A questi due punti se ne dovrebbero aggiungere altri due per formare una piattaforma di discussione non semplicisticamente rivolta al passato:
1) L’idea di una funzione “pedagogica” del Partito, quale soggetto di acculturazione di massa in una fase nella quale la politica si collocava al vertice delle attività umane e il PCI era stato in grado di elaborare un’originale teoria delle sovrastrutture considerando il marxismo una concezione del mondo rivolta a cogliere le possibilità storicamente date nella prassi sociale. In queste emerse un vero e proprio dato di “concretezza” nell’azione politica dei comunisti;
2) La complessità dell’aggregazione sociale che nel Partito Comunista si era realizzata avendo al centro la funzione della classe operaia. Funzione della classe operaia che consentiva lo stringimento di una rete di relazioni umane tale da far considerare il partito una vera e propria comunità militante. Una funzione di aggregazione sociale all’interno della quale il concreto dello scontro politico si sviluppava certamente su base ideologica ma considerando questa quale punto di partenza dell’indispensabile analisi delle contraddizioni sociali via via operanti sulla carne viva della realtà umana.
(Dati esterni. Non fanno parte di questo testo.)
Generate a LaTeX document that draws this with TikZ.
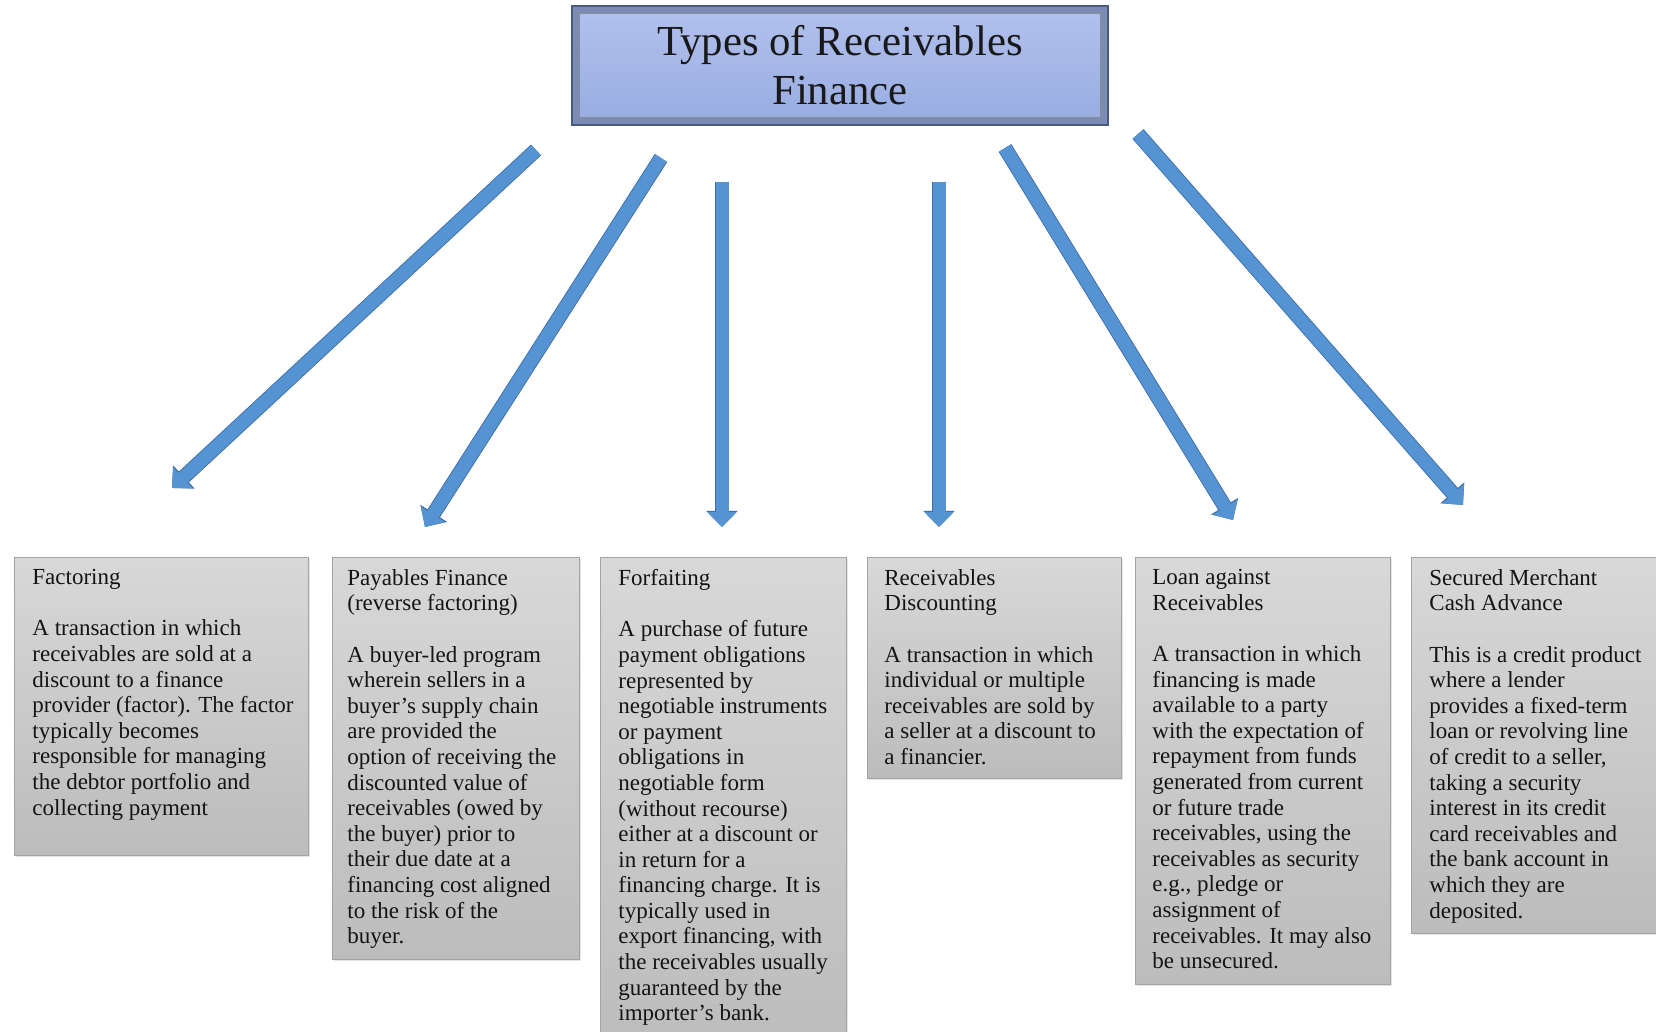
\documentclass[tikz,border=0pt]{standalone}
\usepackage{fontspec}
\setmainfont{Liberation Serif}
\usetikzlibrary{arrows.meta, positioning, shadows}

\definecolor{titletop}{HTML}{B2C1EE}
\definecolor{titlebot}{HTML}{98ACE1}
\definecolor{titleframe}{HTML}{7A8CB6}
\definecolor{titleedge}{HTML}{4B5B7E}
\definecolor{cardtop}{HTML}{D8D8D8}
\definecolor{cardbot}{HTML}{BCBCBC}
\definecolor{cardedge}{HTML}{A3A3A3}
\definecolor{arrowfill}{HTML}{5693D3}
\definecolor{arrowedge}{HTML}{3F6FA6}

\begin{document}
\begin{tikzpicture}[x=0.5pt, y=-0.5pt,
    title/.style={rectangle, draw=titleedge, line width=1pt, fill=titleframe, minimum width=268pt, minimum height=59.5pt, align=center, text=black!90, font=\fontsize{21.4}{24.5}\selectfont,
      path picture={\shade[top color=titletop, bottom color=titlebot, draw=titleedge!70] ([shift={(3.5pt,-3.5pt)}]path picture bounding box.north west) rectangle ([shift={(-3.5pt,3.5pt)}]path picture bounding box.south east);}},
    card/.style={rectangle, draw=cardedge, top color=cardtop, bottom color=cardbot, anchor=north west, inner sep=0pt, drop shadow={shadow xshift=0.8pt, shadow yshift=-0.8pt, opacity=0.2}},
    cardtext/.style={inner sep=0pt, align=left, text=black!92, font=\fontsize{11.5}{12.8}\selectfont},
    line/.style={draw=arrowfill, line width=6.5pt, -{Triangle[width=14pt,length=7.5pt]},
      preaction={draw=arrowedge, line width=7.4pt, -{Triangle[width=15.4pt,length=8.1pt]}}}]

    \path[use as bounding box, fill=white] (0,0) rectangle (1656,1032);

    \node [title] (title) at (840,65.5) {Types of Receivables\\Finance};

    \node [card, minimum width=147pt, minimum height=149pt] (fact) at (14,557) {};
    \node [card, minimum width=123.5pt, minimum height=201pt] (pay) at (332,557) {};
    \node [card, minimum width=123pt, minimum height=245pt] (forf) at (600,557) {};
    \node [card, minimum width=127pt, minimum height=110.5pt] (disc) at (867,557) {};
    \node [card, minimum width=127.5pt, minimum height=213.5pt] (loan) at (1135,557) {};
    \node [card, minimum width=126pt, minimum height=188pt] (merch) at (1411,557) {};

    \node [cardtext, below right=6pt and 9pt of fact.north west] (facttext) {Factoring\\[12.8pt]
        A transaction in which\\receivables are sold at a\\discount to a finance\\provider (factor). The factor\\typically becomes\\responsible for managing\\the debtor portfolio and\\collecting payment};
    \node [cardtext, below right=6pt and 7.5pt of pay.north west] (paytext) {Payables Finance\\(reverse factoring)\\[12.8pt]
        A buyer-led program\\wherein sellers in a\\buyer’s supply chain\\are provided the\\option of receiving the\\discounted value of\\receivables (owed by\\the buyer) prior to\\their due date at a\\financing cost aligned\\to the risk of the\\buyer.};
    \node [cardtext, below right=6pt and 9pt of forf.north west] (forftext) {Forfaiting\\[12.8pt]
        A purchase of future\\payment obligations\\represented by\\negotiable instruments\\or payment\\obligations in\\negotiable form\\(without recourse)\\either at a discount or\\in return for a\\financing charge. It is\\typically used in\\export financing, with\\the receivables usually\\guaranteed by the\\importer’s bank.};
    \node [cardtext, below right=6pt and 8.5pt of disc.north west] (disctext) {Receivables\\Discounting\\[12.8pt]
        A transaction in which\\individual or multiple\\receivables are sold by\\a seller at a discount to\\a financier.};
    \node [cardtext, below right=6pt and 8.5pt of loan.north west] (loantext) {Loan against\\Receivables\\[12.8pt]
        A transaction in which\\financing is made\\available to a party\\with the expectation of\\repayment from funds\\generated from current\\or future trade\\receivables, using the\\receivables as security\\e.g., pledge or\\assignment of\\receivables. It may also\\be unsecured.};
    \node [cardtext, below right=6pt and 9pt of merch.north west] (merchtext) {Secured Merchant\\Cash Advance\\[12.8pt]
        This is a credit product\\where a lender\\provides a fixed-term\\loan or revolving line\\of credit to a seller,\\taking a security\\interest in its credit\\card receivables and\\the bank account in\\which they are\\deposited.};

    % arrow ends
    \coordinate (s1) at (536,150);  \coordinate (e1) at (172,488);
    \coordinate (s2) at (661,158);  \coordinate (e2) at (425,527);
    \coordinate (s3) at (722,182);  \coordinate (e3) at (722,527);
    \coordinate (s4) at (939,182);  \coordinate (e4) at (939,527);
    \coordinate (s5) at (1005,148); \coordinate (e5) at (1233,520);
    \coordinate (s6) at (1138,134); \coordinate (e6) at (1463,505);

    \foreach \i in {1,...,6}
        \path [line] (s\i) -- (e\i);
\end{tikzpicture}
\end{document}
Erano queste le basi sulle quali si sviluppava il tema della “diversità” del PCI all’interno del sistema dei partiti: si realizzava così una politica delle alleanze vista in funzione di una visione strategica dell’evoluzione politica e non di una mera accelerazione politicista delle dinamiche sociali, economiche, culturali, come avviene oggi in un quadro drammatico di arretramento culturale.